Teller was also one of the few senators, especially surprising coming from the West, to oppose the Dawes Act, which stole most of Native Americans’ reservations in the allotment process that reduced their holdings to 160 acres a person and allowed whites to buy the rest. This was part of a much larger process of attempting to extinguish every vestige of indigenous culture and perhaps drive native peoples to extinction entirely. As Secretary of the Interior, Teller had charge of the notoriously corrupt Bureau of Indian Affairs and he opposed the allotment plans developing at that time, which became the Dawes Act in 1887. Teller said of the Dawes Act:

“The real aim this bill is to get at the Indian lands and open them up to settlement. The provisions for the apparent benefit of the Indians are but the pretext to get at his lands and occupy them. … If this were done in the name of greed, it would be bad enough; but to do it in the name of humanity, and under the cloak of an ardent desire to promote the Indian’s welfare by making him lie ourselves, whether he will or not, is infinitely worse.”

Now, Teller was no saint. He served in the Colorado militia during the Sand Creek Massacre era, even though he was not there. He also thought that Native American customs needed to be repressed. He approved the Indian Religious Crimes Code while at Interior, which essentially made Native American marriage and religious practices illegal, including polygamy and war dances. This would be the law of the land until John Collier’s Indian New Deal repealed this and other repressive laws in the 1930s. But Teller did not believe that the ability to Native Americans to have economic sustainability should not be repressed, which is something at least, as is calling out the sheer hypocrisy behind the bill.

Teller’s most prominent moment though came in the rush to the Spanish-American War. After the yellow press and imperialists made a huge deal about the Spanish blowing up the USS Maine, which almost certainly did not happen as a boiler explosion is far more likely, the general narrative about the war is that the U.S. rushed in. But that’s not really true. It took quite a political effort to get a skeptical Congress to declare war and it was about a six-week process from when McKinley asked for it. Even there, McKinley had to be cajoled into it by that bloodthirsty white supremacist maniac Theodore Roosevelt and other imperialist Republicans, who openly challenged the president’s manhood for his reluctance. There were a lot of different factions opposed to imperialism and that included most Democrats and some Republicans. Grover Cleveland for instance had outright rejected annexation of Hawaii during his second term, forcing the sugar planters to wait until William McKinley took office to finish their plans of joining the USA. Teller was among those who were suspicious of this war and American imperialism. He actually had once supported imperialism, but as he moved toward the Democrats on economic issues, he did the same on expansionism.

In response to this, Teller forced an amendment through the Senate that is how we most know his name today.
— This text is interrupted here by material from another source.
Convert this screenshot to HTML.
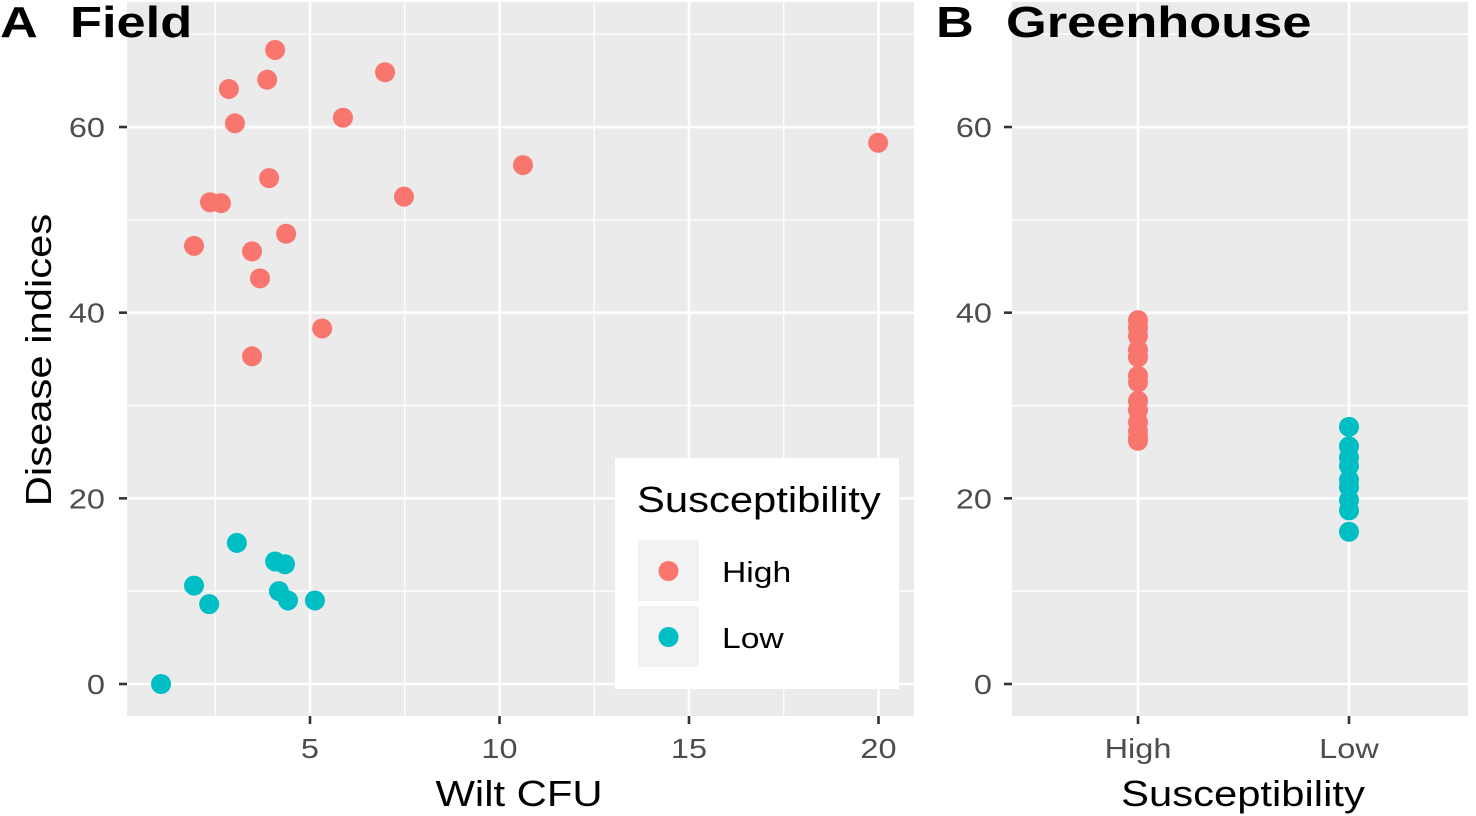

This stated that if the U.S. went to war with Spain, it could not take Cuba as a colony. The Teller Amendment did indeed limit American intentions and it’s quite likely that without it, had the votes been there for war, Cuba would have been an American colony. As it was, U.S. troops stayed there until 1902 and the conditions for withdrawal, outlined in the Platt Amendment, were so onerous, with clauses that effectively guaranteed the U.S. full right of invasion for almost anything, including Cuban debts and making deals with foreign nations that the U.S. disapproved of, not to mention ceding the land at Guantanamo Bay for a military base (and what bad things ever came of that land!) that it created a quasi-colony. And the U.S. would send in troops to occupy Cuba from 1906-09 and again from 1917-22, not to mention support right-wing kleptocratic dictators such as Fulgencio Batista, all the way until Fidel Castro took power in 1959. But Teller tried at least. Again, he wasn’t a saint here. A big part of his opposition is that he feared Cuban sugar imports undermining Colorado sugar beet farmers. Classic local politics. But still, this was a good thing, even if it was the final compromise that allowed the war to happen.

Teller finally left the Senate in 1909, returning to his law practice in Colorado. He died there in 1914.

Henry Teller is buried in Fairmount Cemetery, Denver, Colorado.